As I sit down in my scriptorium, the cogitator comes alive with a touch of my finger, its spirit has grown accustomed to in lengthy rituals of familiarization after it was first assigned to me. Eager to work, it presents me with chatter from the noosphere that still my flesh is too weak to perceive on its own. I calm it down, reassuring it that I have perceived its messages and warnings and will take care of them in time.
When trying to grasp the relations we have to machines and technology, it is easy to fall back on the dominant, modern narratives with which we have grown up: Technology is a tool that we shape and control. Scholarship in the Science and Technology Studies and the Sociology of Technology – among other fields – has shown that these narratives don’t fit the empirical research and also hinder the analysis of current sociotechnical relationships. Technological artifacts have thus become actors or parts of hybrid entities (Latour, 2019), partake in distributed action (Schulz-Schaeffer & Rammert, 2019) or have its boundaries to the human reduced to an ironical non-boundary in the figure of the cyborg (Haraway, 1995). These ontological shifts have given us different descriptions of sociotechnical relationships and yet, especially from the perspective of ethno- and technographic research, it is a challenge to break the silence of technological entities (Hirschauer, 2006).

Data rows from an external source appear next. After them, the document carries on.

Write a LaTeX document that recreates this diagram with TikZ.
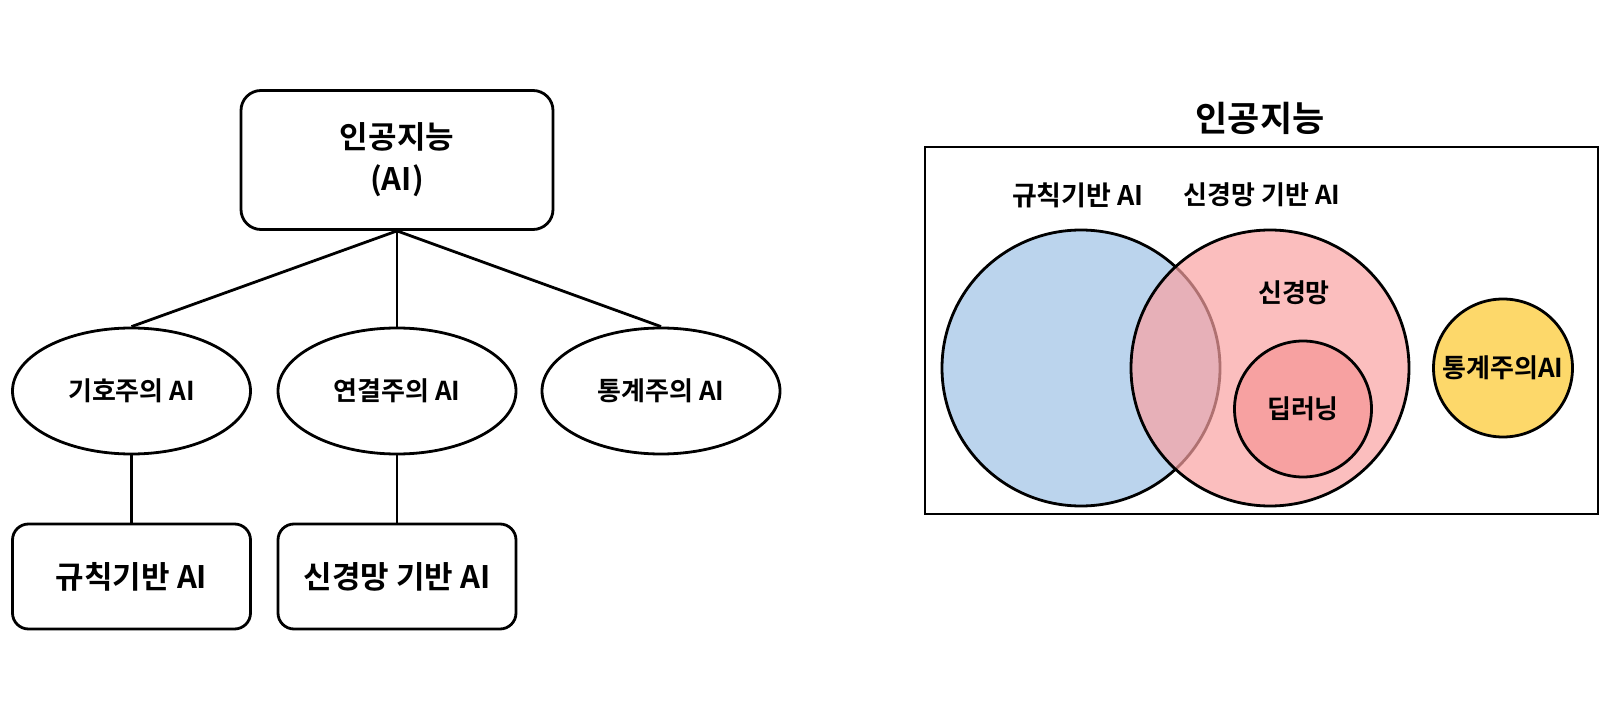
\documentclass[tikz,border=0pt]{standalone}
\usepackage{fontspec}
\setmainfont{Noto Sans CJK KR}[BoldFont={* Bold}]
\usepackage{xcolor}
\usetikzlibrary{positioning,shapes.geometric}
\definecolor{RuleBlue}{RGB}{187,212,237}
\definecolor{NetPink}{RGB}{250,162,162}
\definecolor{DeepRed}{RGB}{247,161,161}
\definecolor{StatYellow}{RGB}{253,216,106}
\newcommand{\fs}[1]{\bfseries\fontsize{#1}{1.2\dimexpr#1pt\relax}\selectfont}

\begin{document}
\begin{tikzpicture}[x=1pt, y=-1pt,
    topbox/.style={draw, line width=2.8pt, rounded corners=20pt, minimum width=312pt, minimum height=139pt, align=center, font=\fs{31}},
    leafbox/.style={draw, line width=2.8pt, rounded corners=16pt, minimum width=238pt, minimum height=105pt, font=\fs{31}},
    branch/.style={draw, ellipse, line width=2.8pt, minimum width=238pt, minimum height=126pt, font=\fs{26}},
    venn/.style={draw, ellipse, line width=2.8pt, inner sep=0pt},
    link/.style={line width=2.8pt}]
  \useasboundingbox (0,0) rectangle (1617,708);
  % tree on the left
  \node[topbox] (ai) at (397,160) {인공지능\\[5pt](AI)};
  \node[branch] (symb) at (131.5,391) {기호주의 AI};
  \node[branch] (conn) at (397,391) {연결주의 AI};
  \node[branch] (stat) at (661,391) {통계주의 AI};
  \node[leafbox] (rule) at (131.5,576.5) {규칙기반 AI};
  \node[leafbox] (neur) at (397,576.5) {신경망 기반 AI};
  \draw[link] (ai.south) -- (symb.north);
  \draw[link] (ai.south) -- (conn.north);
  \draw[link] (ai.south) -- (stat.north);
  \draw[link] (symb.south) -- (rule.north);
  \draw[link] (conn.south) -- (neur.north);
  % venn diagram on the right
  \node[font=\fs{35}] (title) at (1260,118) {인공지능};
  \node[draw, line width=2.8pt, minimum width=673pt, minimum height=367pt] (area) at (1261.5,330.5) {};
  \node[font=\fs{27}] (rulelbl) at (1078,195) {규칙기반 AI};
  \node[font=\fs{26}] (netlbl) at (1262,195) {신경망 기반 AI};
  \node[venn, fill=RuleBlue, minimum width=278pt, minimum height=276pt] (ruleset) at (1081,368) {};
  \node[venn, fill=NetPink, fill opacity=0.7, minimum width=278pt, minimum height=276pt] (netset) at (1270,368) {};
  \node[venn, fill=DeepRed, minimum width=137pt, minimum height=136pt] (deepset) at (1303,409) {};
  \node[venn, fill=StatYellow, minimum width=139pt, minimum height=138pt] (statset) at (1503,368) {};
  \node[font=\fs{26}] (netname) at (1294,293) {신경망};
  \node[font=\fs{26}] (deepname) at (deepset) {딥러닝};
  \node[font=\fs{26}] (statname) at (statset) {통계주의AI};
\end{tikzpicture}
\end{document}
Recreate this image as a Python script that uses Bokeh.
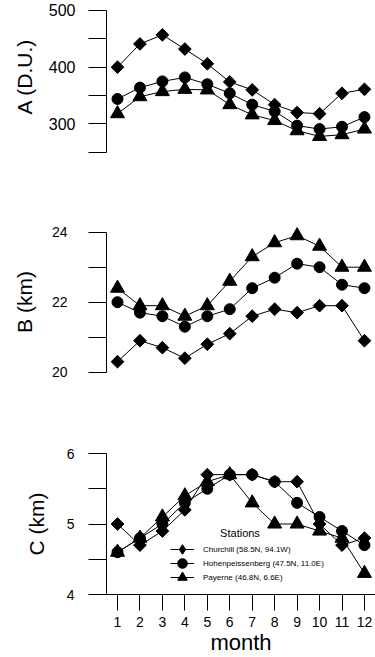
from bokeh.plotting import figure
from bokeh.layouts import column
from bokeh.models import FixedTicker, Range1d, Legend, LegendItem, Label
from bokeh.embed import file_html
from bokeh.resources import INLINE
import math

months = [1, 2, 3, 4, 5, 6, 7, 8, 9, 10, 11, 12]
stations = ["Churchill (58.5N, 94.1W)", "Hohenpeissenberg (47.5N, 11.0E)", "Payerne (46.8N, 6.6E)"]

A_churchill = [400, 441, 457, 432, 406, 374, 360, 334, 320, 318, 354, 361]
A_hohen = [344, 364, 375, 382, 370, 354, 334, 322, 297, 291, 295, 312]
A_payerne = [318, 348, 357, 361, 360, 334, 316, 306, 288, 278, 281, 291]

B_churchill = [20.3, 20.9, 20.7, 20.4, 20.8, 21.1, 21.6, 21.8, 21.7, 21.9, 21.9, 20.9]
B_hohen = [22.0, 21.7, 21.6, 21.3, 21.6, 21.8, 22.4, 22.7, 23.1, 23.0, 22.5, 22.4]
B_payerne = [22.4, 21.9, 21.9, 21.6, 21.9, 22.6, 23.3, 23.7, 23.9, 23.6, 23.0, 23.0]

C_churchill = [5.0, 4.7, 4.9, 5.2, 5.7, 5.7, 5.7, 5.6, 5.6, 5.0, 4.7, 4.8]
C_hohen = [4.6, 4.8, 5.0, 5.3, 5.5, 5.7, 5.7, 5.6, 5.3, 5.1, 4.9, 4.7]
C_payerne = [4.6, 4.8, 5.1, 5.4, 5.6, 5.7, 5.3, 5.0, 5.0, 4.9, 4.8, 4.3]

A_ticks = [250, 300, 350, 400, 450, 500]
A_labels = {250: "", 300: "300", 350: "", 400: "400", 450: "", 500: "500"}
B_ticks = [20, 21, 22, 23, 24]
B_labels = {20: "20", 21: "", 22: "22", 23: "", 24: "24"}
C_ticks = [4, 4.5, 5, 5.5, 6]
C_labels = {4: "4", 4.5: "", 5: "5", 5.5: "", 6: "6"}
x_labels = {m: str(m) for m in months}

FONT = "Liberation Sans"
x_range = Range1d(0.51, 12.492)


def make_fig(height, yr, top, bottom, ylabel, ticks, labels, bounds,
             tick_size, standoff, lab_standoff, xaxis=False):
    p = figure(width=375, height=height, x_range=x_range, y_range=yr,
               output_backend="svg", toolbar_location=None,
               x_axis_location="below" if xaxis else None,
               min_border_left=106, min_border_right=0,
               min_border_top=top, min_border_bottom=bottom)
    p.grid.visible = False
    p.outline_line_color = None
    p.background_fill_color = "white"
    p.border_fill_color = "white"
    ax = p.yaxis[0]
    ax.ticker = FixedTicker(ticks=ticks)
    ax.major_label_overrides = labels
    ax.bounds = bounds
    ax.major_tick_out = 18
    ax.major_tick_in = 0
    ax.minor_tick_out = 0
    ax.minor_tick_in = 0
    ax.axis_line_color = "black"
    ax.major_tick_line_color = "black"
    ax.major_label_text_font = FONT
    ax.major_label_text_font_size = tick_size
    ax.major_label_text_color = "black"
    ax.major_label_standoff = standoff
    ax.axis_label = ylabel
    ax.axis_label_text_font = FONT
    ax.axis_label_text_font_size = "21px"
    ax.axis_label_text_font_style = "normal"
    ax.axis_label_text_color = "black"
    ax.axis_label_standoff = lab_standoff
    if xaxis:
        xa = p.xaxis[0]
        xa.ticker = FixedTicker(ticks=months)
        xa.major_label_overrides = x_labels
        xa.major_tick_out = 16
        xa.major_tick_in = 0
        xa.minor_tick_out = 0
        xa.minor_tick_in = 0
        xa.axis_line_color = "black"
        xa.major_label_text_font = FONT
        xa.major_label_text_font_size = "14px"
        xa.major_label_text_color = "black"
        xa.major_label_standoff = 6
        xa.axis_label = "month"
        xa.axis_label_text_font = FONT
        xa.axis_label_text_font_size = "22px"
        xa.axis_label_text_font_style = "normal"
        xa.axis_label_text_color = "black"
        xa.axis_label_standoff = 0
    return p


def draw(p, ch, ho, pa, legend=False):
    rs = []
    for ys, mk, sz, ang in ((ch, "square", 9, math.pi / 4), (ho, "circle", 11, 0), (pa, "triangle", 14, 0)):
        l = p.line(months, ys, line_color="black", line_width=1)
        s = p.scatter(months, ys, marker=mk, size=sz, angle=ang,
                      fill_color="black", line_color="black")
        rs.append([l, s])
    if legend:
        # diamond-shaped legend key (zero size in the plot itself)
        d = p.scatter(months, ch, marker="diamond", size=0,
                      fill_color="black", line_color="black")
        rs[0] = [rs[0][0], d]
        offsets = [31, 17, 3]
        for i in range(3):
            leg = Legend(items=[LegendItem(label=stations[i], renderers=rs[i])],
                         location=(64, offsets[i]), padding=0, margin=0,
                         glyph_width=24, glyph_height=28, spacing=0, label_height=14,
                         label_standoff=9, label_text_font=FONT,
                         label_text_font_size="8px", label_text_color="black",
                         border_line_color=None, background_fill_alpha=0)
            p.add_layout(leg)


pA = make_fig(190, Range1d(249.6, 517.6), 0, 38, "A (D.U.)", A_ticks, A_labels, (250, 500), "16px", 13, 10)
draw(pA, A_churchill, A_hohen, A_payerne)

pB = make_fig(205, Range1d(19.534, 24.477), 25, 7, "B (km)", B_ticks, B_labels, (20, 24), "14px", 21, 13)
draw(pB, B_churchill, B_hohen, B_payerne)

pC = make_fig(262, Range1d(4, 6), 58, 63, "C (km)", C_ticks, C_labels, (4, 6), "14px", 14, 16, xaxis=True)
draw(pC, C_churchill, C_hohen, C_payerne, legend=True)
pC.add_layout(Label(x=6.456, y=4.87, text="Stations", text_align="center", text_baseline="middle",
                    text_font=FONT, text_font_size="11px", text_color="black"))

layout = column(pA, pB, pC, spacing=0)
open("out.html", "w").write(file_html(layout, INLINE))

The Imperium’s (and mostly the Adeptus Mechanicus’) seemingly strange relationship to technology we can find in Warhammer 40k Literature presents us with a different-than-modern sociotechnical ontology. I argue, that using this ontology as a diffraction apparatus (Barad, 2007), we can gain a tool to estrange ourselves from what is familiar and thus a new angle for the analysis of our own sociotechnical relationships.
Author bio
After finishing his Master’s Degree in the social sciences, Jan Gärtner is currently working as research associate for the University of Rostock’s chair of sociological theories. In his PhD-Thesis, he works towards an understanding of the sociotechnical construction of knowledge on the Planetary.